An employer’s email to a “no call/no show” employee asking “what is going on” is not a “medical inquiry” under the ADA, according to the 7th Circuit. EEOC v. Thrivent Financial for Lutherans (7th Cir. Nov. 20. 2012).

The Court rejected the EEOC’s argument that the word “inquiries” in the “Medical Examinations and Inquiries” section of the ADA refers to all job-related inquiries, not just medical inquiries. The Court held that “at a minimum,” an employer must know “something was wrong with the employee before initiating the interaction ….for that interaction to constitute a[n] inquiry [under that section].” No evidence suggested that the defendant should have inferred that the employee’s absence that day was due to a medical condition, the Court noted.

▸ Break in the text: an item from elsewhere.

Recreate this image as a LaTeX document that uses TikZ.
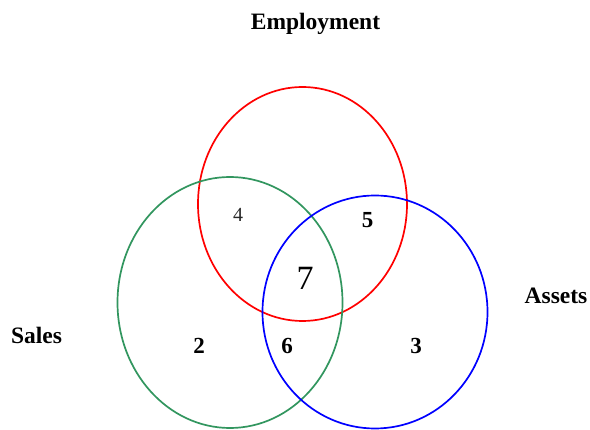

In response to the employer’s email inquiry, the employee provided a lengthy response attributing his absence, and inability to call in, to a migraine headache, and detailing his history of migraine headaches. The Court held that because the employer’s email was not a medical inquiry, the employer’s disclosure of the information it learned from the employee’s response did not violate the ADA’s confidentiality provisions.

The case arose because the employee believed the defendant violated the medical information confidentiality provisions of the ADA by sharing the information from his email response with prospective employees calling for reference checks. The Court affirmed the district court’s grant of summary judgment to Thrivant on this claim.